• **What is required**:
For this exercise, output only the lines between the "Clone this chart in matplotlib." line and the "import matplotlib.transforms as mtrans" line, both of them included, and skip all pictures.

>>

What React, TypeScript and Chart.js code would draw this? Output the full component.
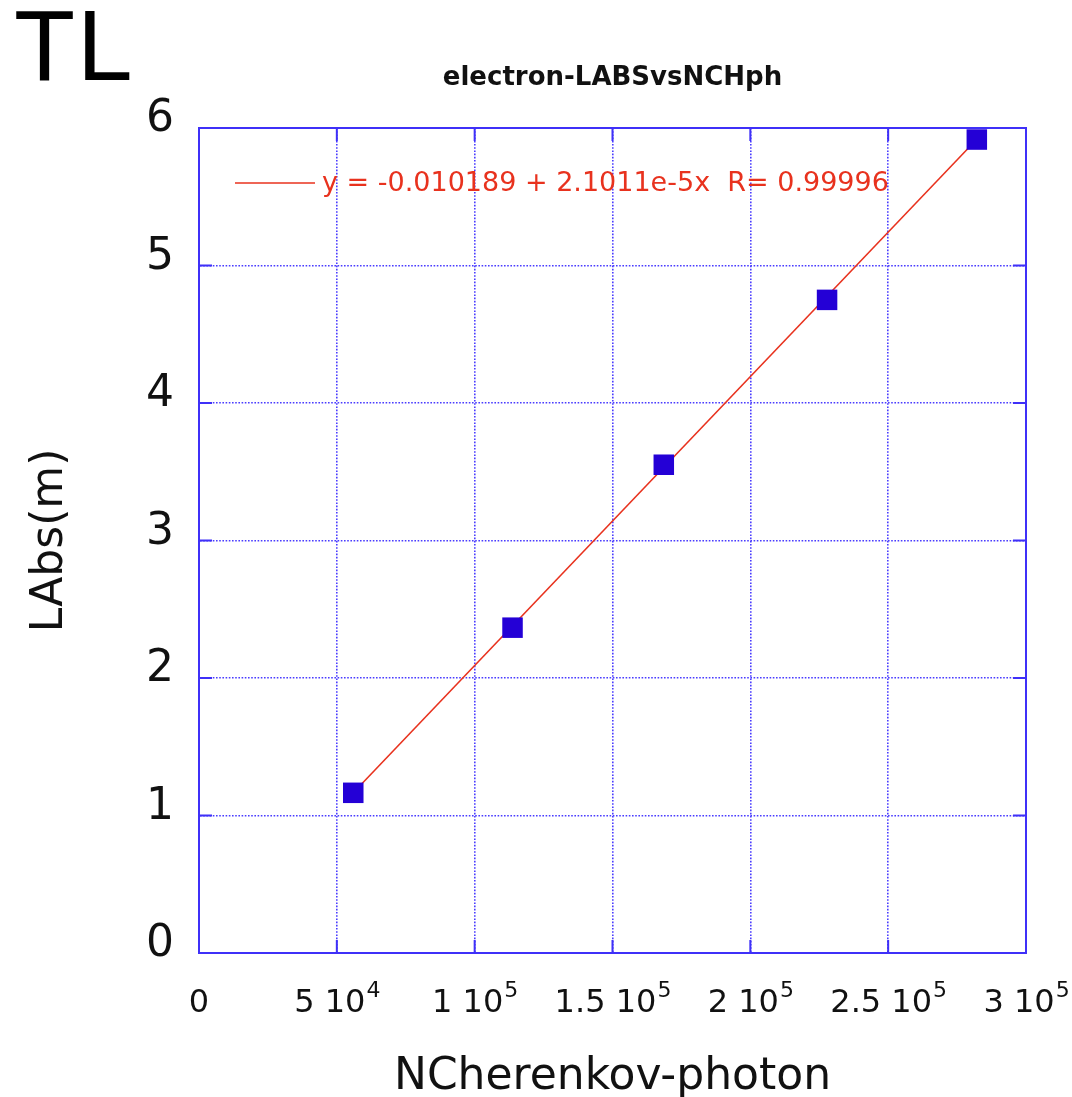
import React, { useEffect, useRef } from 'react';
import { Chart, registerables } from 'chart.js';

Chart.register(...registerables);

// Measured points: number of Cherenkov photons vs absorption length (m)
const nPhotons = [55960, 113735, 168605, 227834, 282158];
const absLength = [1.165, 2.366, 3.551, 4.75, 5.916];

// Linear fit y = a + b x
const interceptLabel = '-0.010189';
const slopeLabel = '2.1011e-5';
const rLabel = '0.99996';
const fitIntercept = Number(interceptLabel);
const fitSlope = Number(slopeLabel);
const fitXRange = [nPhotons[0], nPhotons[nPhotons.length - 1]];

// Axis tick labels: mantissa and power of ten for the x axis
const xTickMantissas = ['0', '5', '1', '1.5', '2', '2.5', '3'];
const xTickExponents = ['', '4', '5', '5', '5', '5', '5'];
const yTickLabels = ['0', '1', '2', '3', '4', '5', '6'];

const chartTitle = 'electron-LABSvsNCHph';
const cornerTag = 'TL';
const xTitle = 'NCherenkov-photon';
const yTitle = 'LAbs(m)';
const legendText = `y = ${interceptLabel} + ${slopeLabel}x  R= ${rLabel}`;

const AXIS_BLUE = '#3f30f8';
const GRID_BLUE = '#4a3cff';
const MARKER_BLUE = '#2400d6';
const FIT_RED = '#e8321e';
const FONT = '"DejaVu Sans", sans-serif';

const decorPlugin = {
  id: 'decor',
  beforeDatasetsDraw(chart: any) {
    const { ctx, chartArea: a, scales } = chart;
    ctx.save();
    ctx.strokeStyle = AXIS_BLUE;
    ctx.lineWidth = 2;
    ctx.strokeRect(a.left, a.top, a.right - a.left, a.bottom - a.top);
    const len = 13;
    ctx.beginPath();
    scales.x.ticks.forEach((t: any) => {
      const px = scales.x.getPixelForValue(t.value);
      ctx.moveTo(px, a.bottom);
      ctx.lineTo(px, a.bottom - len);
      ctx.moveTo(px, a.top);
      ctx.lineTo(px, a.top + len);
    });
    scales.y.ticks.forEach((t: any) => {
      const py = scales.y.getPixelForValue(t.value);
      ctx.moveTo(a.left, py);
      ctx.lineTo(a.left + len, py);
      ctx.moveTo(a.right, py);
      ctx.lineTo(a.right - len, py);
    });
    ctx.stroke();
    ctx.restore();
  },
  afterDraw(chart: any) {
    const { ctx, chartArea: a, scales } = chart;
    ctx.save();
    ctx.fillStyle = '#000';

    // corner tag
    ctx.font = '100px "Liberation Sans", Arial, sans-serif';
    ctx.textAlign = 'left';
    ctx.textBaseline = 'alphabetic';
    (ctx as any).letterSpacing = '2px';
    ctx.fillText(cornerTag, 14, 80);
    (ctx as any).letterSpacing = '0px';

    // chart title
    ctx.fillStyle = '#111';
    ctx.font = `bold 26px ${FONT}`;
    ctx.textAlign = 'center';
    ctx.textBaseline = 'middle';
    ctx.fillText(chartTitle, (a.left + a.right) / 2, 78);

    // x tick labels with raised exponents
    ctx.textBaseline = 'alphabetic';
    ctx.textAlign = 'left';
    scales.x.ticks.forEach((t: any, i: number) => {
      const px = scales.x.getPixelForValue(t.value);
      const mant = xTickMantissas[i] ?? '';
      const exp = xTickExponents[i] ?? '';
      const base = exp ? `${mant} 10` : mant;
      ctx.font = `32px ${FONT}`;
      const w1 = ctx.measureText(base).width;
      ctx.font = `22px ${FONT}`;
      const w2 = exp ? ctx.measureText(exp).width : 0;
      const x0 = px - (w1 + w2) / 2;
      ctx.font = `32px ${FONT}`;
      ctx.fillText(base, x0, a.bottom + 59);
      if (exp) {
        ctx.font = `22px ${FONT}`;
        ctx.fillText(exp, x0 + w1 + 1, a.bottom + 44);
      }
    });

    // axis titles
    ctx.font = `44px ${FONT}`;
    ctx.textAlign = 'center';
    ctx.fillText(xTitle, (a.left + a.right) / 2, a.bottom + 136);
    ctx.save();
    ctx.translate(62, (a.top + a.bottom) / 2);
    ctx.rotate(-Math.PI / 2);
    ctx.fillText(yTitle, 0, 0);
    ctx.restore();

    // fit legend inside the frame
    const ly = a.top + 55;
    ctx.strokeStyle = FIT_RED;
    ctx.lineWidth = 1.5;
    ctx.beginPath();
    ctx.moveTo(a.left + 36, ly);
    ctx.lineTo(a.left + 116, ly);
    ctx.stroke();
    ctx.fillStyle = FIT_RED;
    ctx.font = `27px ${FONT}`;
    ctx.textAlign = 'left';
    ctx.textBaseline = 'middle';
    ctx.fillText(legendText, a.left + 123, ly + 1);
    ctx.restore();
  },
};

export default function App() {
  const canvasRef = useRef<HTMLCanvasElement | null>(null);

  useEffect(() => {
    if (!canvasRef.current) return;
    const fitPoints = fitXRange.map((x) => ({ x, y: fitIntercept + fitSlope * x }));
    const points = nPhotons.map((x, i) => ({ x, y: absLength[i] }));

    const chart = new Chart(canvasRef.current, {
      type: 'scatter',
      data: {
        datasets: [
          {
            label: 'data',
            data: points,
            pointStyle: 'rect',
            pointRadius: 14.5,
            pointBackgroundColor: MARKER_BLUE,
            pointBorderColor: MARKER_BLUE,
            pointBorderWidth: 0,
            showLine: false,
            order: 0,
          },
          {
            label: 'fit',
            data: fitPoints,
            showLine: true,
            borderColor: FIT_RED,
            borderWidth: 1.6,
            pointRadius: 0,
            order: 1,
          },
        ],
      },
      options: {
        responsive: false,
        animation: false,
        layout: { padding: { top: 128, right: 46, bottom: 0, left: 0 } },
        plugins: {
          legend: { display: false },
          title: { display: false },
          tooltip: { enabled: false },
        },
        scales: {
          x: {
            type: 'linear',
            min: 0,
            max: 300000,
            afterFit: (s: any) => {
              s.height = 144;
            },
            ticks: { stepSize: 50000, display: false },
            grid: { color: GRID_BLUE, lineWidth: 1.6, drawTicks: false },
            border: { display: true, color: AXIS_BLUE, width: 2, dash: [1.6, 1.6] },
          },
          y: {
            type: 'linear',
            min: 0,
            max: 6,
            afterFit: (s: any) => {
              s.width = 199;
            },
            ticks: {
              stepSize: 1,
              padding: 25,
              labelOffset: -8,
              color: '#111',
              font: { family: 'DejaVu Sans', size: 44 },
              callback: (_v: any, i: number) => yTickLabels[i],
            },
            grid: { color: GRID_BLUE, lineWidth: 1.6, drawTicks: false },
            border: { display: true, color: AXIS_BLUE, width: 2, dash: [1.6, 1.6] },
          },
        },
      },
      plugins: [decorPlugin],
    });
    return () => chart.destroy();
  }, []);

  return (
    <div style={{ position: 'absolute', left: 0, top: 0, width: 1072, height: 1097, background: '#fff' }}>
      <canvas ref={canvasRef} width={1072} height={1097} style={{ display: 'block' }} />
    </div>
  );
}
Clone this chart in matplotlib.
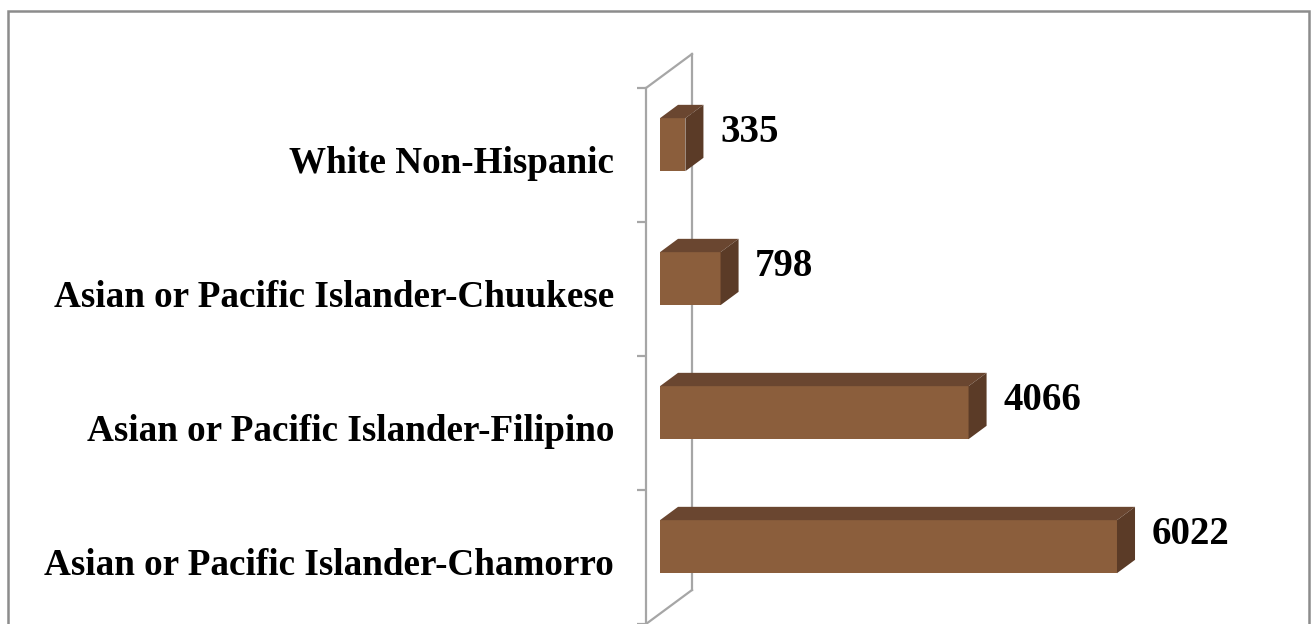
import numpy as np
import matplotlib
matplotlib.use("Agg")
import matplotlib.pyplot as plt
import matplotlib.patches as pat
import matplotlib.transforms as mtrans

# data
categories = ["Asian or Pacific Islander-Chamorro",
              "Asian or Pacific Islander-Filipino",
              "Asian or Pacific Islander-Chuukese",
              "White Non-Hispanic"]
values = [6022, 4066, 798, 335]

# colours
c_front = "#8B5E3C"
c_top = "#6A4630"
c_side = "#5B3B27"
c_wall = "#A6A6A6"
c_frame = "#8C8C8C"

plt.rcParams['font.family'] = ['Liberation Serif', 'DejaVu Serif']
plt.rcParams['font.weight'] = 'bold'

W, H = 1313, 624
fig = plt.figure(figsize=(W / 100, H / 100), dpi=100)

# pixel layout of the plot area
sx = 457 / 6022.0          # px per unit on the value axis
sy = 134.0                 # px per category
x_px0 = 646                # value 0 on the front wall
xlim = (-600, 8000)
ylim = (-0.5, 3.9)
top_px = 557 - sy * ylim[1]
left = (x_px0 + xlim[0] * sx) / W
width = (xlim[1] - xlim[0]) * sx / W
ax = fig.add_axes([left, 0, width, (H - top_px) / H])
ax.set_xlim(*xlim)
ax.set_ylim(*ylim)
ax.patch.set_alpha(0)

# wall depth (data units)
DX = 46 / sx
DY = 34 / sy
f0, f1 = 0.304, 0.696
bh = 53 / sy

ypos = np.arange(len(categories))

# wall outline
ax.plot([0, DX], [3.5, 3.5 + DY], color=c_wall, lw=1.6, zorder=1)
ax.plot([0, DX], [-0.5, -0.5 + DY], color=c_wall, lw=1.6, zorder=1, clip_on=False)
ax.plot([DX, DX], [-0.5 + DY, 3.5 + DY], color=c_wall, lw=1.6, zorder=1)

for s in ['top', 'right', 'bottom']:
    ax.spines[s].set_visible(False)
ax.spines['left'].set_position(('data', 0))
ax.spines['left'].set_bounds(-0.5, 3.5)
ax.spines['left'].set_color(c_wall)
ax.spines['left'].set_linewidth(1.6)
ax.set_xticks([])
ax.set_yticks(np.arange(-0.5, 4, 1.0))
ax.set_yticklabels([])
ax.tick_params(axis='y', which='major', direction='out', length=6.5, width=1.6, color=c_wall)
ax.set_yticks(ypos, categories, minor=True)
ax.tick_params(axis='y', which='minor', length=0, pad=23, labelsize=26.7)
shift = mtrans.ScaledTranslation(0, -3 / 72, fig.dpi_scale_trans)
for lab in ax.get_yticklabels(minor=True):
    lab.set_transform(lab.get_transform() + shift)

# 3d bars
x0 = f0 * DX
bdx = (f1 - f0) * DX
bdy = (f1 - f0) * DY
for y, v in zip(ypos, values):
    yc = y + f0 * DY
    ax.barh(yc, v, left=x0, height=bh, color=c_front, zorder=3)
    ytop = yc + bh / 2
    ybot = yc - bh / 2
    ax.add_patch(pat.Polygon([(x0, ytop), (x0 + v, ytop), (x0 + v + bdx, ytop + bdy),
                              (x0 + bdx, ytop + bdy)], closed=True, color=c_top, zorder=3, lw=0))
    ax.add_patch(pat.Polygon([(x0 + v, ybot), (x0 + v, ytop), (x0 + v + bdx, ytop + bdy),
                              (x0 + v + bdx, ybot + bdy)], closed=True, color=c_side, zorder=3, lw=0))
    ax.annotate(str(v), (x0 + v + bdx, yc + bdy), xytext=(12, -1), textcoords='offset points',
                ha='left', va='center', fontsize=28, fontweight='bold', color='black')

# outer frame
fig.patches.append(pat.Rectangle((8 / W, -0.1), (1309 - 8) / W, (624 - 11) / H + 0.1,
                                 transform=fig.transFigure, fill=False,
                                 edgecolor=c_frame, lw=1.8, zorder=10))

fig.savefig("out.png", dpi=100)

<<

• **Solution below**:
Clone this chart in matplotlib.
import numpy as np
import matplotlib
matplotlib.use("Agg")
import matplotlib.pyplot as plt
import matplotlib.patches as pat
import matplotlib.transforms as mtrans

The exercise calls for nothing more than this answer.